A handful of years ago, it became obvious that there was an all-new schism in the automotive industry. Hell, if you just walked over to the Lexus stand at the New York Auto Show it was patently obvious.

You had gasoline-powered vehicles on one side and then you had the hybrids on the other. It was like a sixth grade dance.

While that certainly has played out with the addition of electric vehicles, something else has transpired. And, frankly, we called it.

Sport-utility vehicles and trucks have taken over in the sales race. While this was already well under way since before the 2007 macroeconomic downturn, which sent oil prices skyrocketing and people clamoring for Toyota Priuses and MINI Coopers, the comeback has been twice as strong. It's kind of like when you fall off the wagon from a diet. The pounds come back in a BIG way.

In a conversation with a friend the other night he was proclaiming his love for trucks, and while I appreciate them I don't see the need to own or lust for one. In fact, I think that this love affair with SUVs and trucks will come to a screeching halt once oil prices spike again — and they will, in my humble opinion.

It was after I made this point he hit me with one of the funniest things I've ever heard.

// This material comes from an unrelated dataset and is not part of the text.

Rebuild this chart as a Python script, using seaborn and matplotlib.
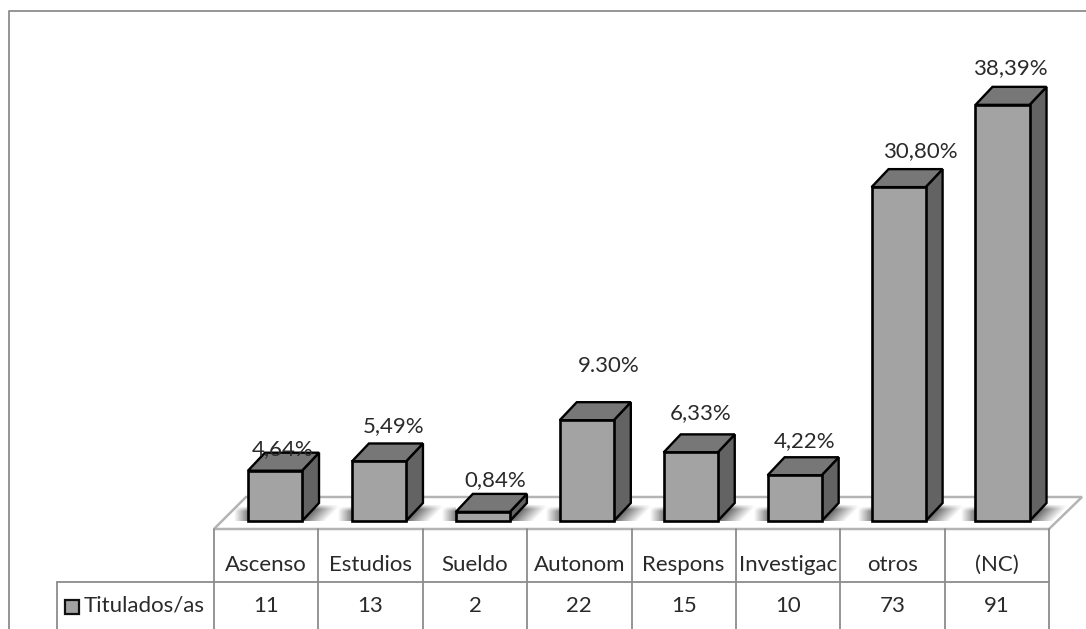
import numpy as np
import pandas as pd
import matplotlib
matplotlib.use('Agg')
import matplotlib.pyplot as plt
import seaborn as sns

categorias = ['Ascenso', 'Estudios', 'Sueldo', 'Autonom', 'Respons', 'Investigac', 'otros', '(NC)']
titulados = [11, 13, 2, 22, 15, 10, 73, 91]
porcentajes = [4.64, 5.49, 0.84, 9.30, 6.33, 4.22, 30.80, 38.39]
etiquetas = ['4,64%', '5,49%', '0,84%', '9.30%', '6,33%', '4,22%', '30,80%', '38,39%']
serie = 'Titulados/as'

W, H = 1086, 629
sns.set_theme(style='white')
plt.rcParams['font.family'] = ['Lato', 'DejaVu Sans']
tam = 16
tinta = '#2a2a2a'

df = pd.DataFrame({'cat': categorias, 'pct': porcentajes})

fig = plt.figure(figsize=(W / 100, H / 100), dpi=100, facecolor='white')

# fondo en pixeles: marco, suelo y tabla
bg = fig.add_axes([0, 0, 1, 1], zorder=0)
bg.set_xlim(0, W)
bg.set_ylim(H, 0)
bg.axis('off')
gris = '#8c8c8c'
bg.plot([9, 9, W], [H, 11, 11], color=gris, lw=1.3)

x0, x1 = 214, 1049
fondo = 497
frente = 529
bg.fill([x0, x0 + 32, x1 + 33, x1], [frente, fondo, fondo, frente], facecolor='white', edgecolor='#b4b4b4', lw=1.8)

ancho = (x1 - x0) / len(categorias)
bordes = [x0 + ancho * i for i in range(len(categorias) + 1)]
for b in bordes:
    bg.plot([b, b], [frente, H], color=gris, lw=1.3)
bg.plot([57, x1], [582, 582], color=gris, lw=1.3)
bg.plot([57, 57], [582, H], color=gris, lw=1.3)

for i, c in enumerate(categorias):
    xc = bordes[i] + ancho / 2
    bg.text(xc, 565, c, ha='center', va='center', fontsize=tam, color=tinta)
    bg.text(xc, 606, str(titulados[i]), ha='center', va='center', fontsize=tam, color=tinta)
bg.text(84, 606, serie, ha='left', va='center', fontsize=tam, color=tinta)
bg.fill([65, 79, 79, 65], [600, 600, 614, 614], facecolor='#a3a3a3', edgecolor='#111111', lw=1.6)

# barras en porcentaje, 10.84 px por punto
px_cat = 103.93
px_pct = 10.84
base = 521
ax = fig.add_axes([0, 0, 1, 1], zorder=1)
ax.patch.set_alpha(0)
sns.barplot(data=df, x='cat', y='pct', order=categorias, color='#a3a3a3', saturation=1,
            width=0.52, edgecolor='black', linewidth=1.9, ax=ax)
ax.set_xlim(-275 / px_cat, (W - 275) / px_cat)
ax.set_ylim(-(H - base) / px_pct, base / px_pct)
ax.axis('off')

dx = 17 / px_cat
dy = 18 / px_pct
desp_x = [8, 15, 12, 22, 10, 10, 22, 8]
desp_y = [4, 17, 14, 36, 21, 16, 18, 19]


def sombra(xa, xb, ya, yb, borde, fuerza, largo):
    # degradado de la sombra sobre el suelo, borde(y) da la x mas oscura
    xs, ys = np.meshgrid(np.linspace(xa, xb, 60), np.linspace(ya, yb, 20))
    d = np.abs(xs - borde(ys))
    rgba = np.zeros(xs.shape + (4,))
    vert = np.clip((ys - ya) / 5, 0, 1)
    rgba[..., 3] = fuerza * np.clip(1 - d / largo, 0, 1) * vert
    bg.imshow(rgba, extent=(xa, xb, yb, ya), origin='upper', aspect='auto', zorder=2, interpolation='bilinear')


for i, bar in enumerate(ax.patches):
    l = bar.get_x()
    r = l + bar.get_width()
    t = bar.get_height()
    ax.fill([r, r + dx, r + dx, r], [0, dy, t + dy, t], facecolor='#636363', edgecolor='black', lw=1.7, zorder=3)
    ax.fill([l, l + dx, r + dx, r], [t, t + dy, t + dy, t], facecolor='#777777', edgecolor='black', lw=1.7, zorder=3)
    bar.set_zorder(4)
    rx = 275 + px_cat * r
    lx = 275 + px_cat * l
    sombra(rx, rx + 40, base - 17, base, lambda y: rx + 17 * (base - y) / 18, 0.6, 24)
    sombra(lx - 16, lx, base - 15, base, lambda y: lx + 0 * y, 0.5, 14)
    ax.text(i + desp_x[i] / px_cat, t + dy + desp_y[i] / px_pct, etiquetas[i], ha='center', va='center',
            fontsize=tam, color=tinta, zorder=5)
bg.set_xlim(0, W)
bg.set_ylim(H, 0)

fig.savefig('out.png', dpi=100)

Essentially they said that trucks are the kings of the road, sedans and coupes are OVER, and only cars like the BMW M2 and Porsche 911 are exceptions because they are effectively "side chicks."

After a helluva laugh, I didn't quite know what to say except that they definitely picked two great sports cars.

Having said that, I've got to ask, Spies: Have sports cars been relegated to "side chick" status in the auto industry?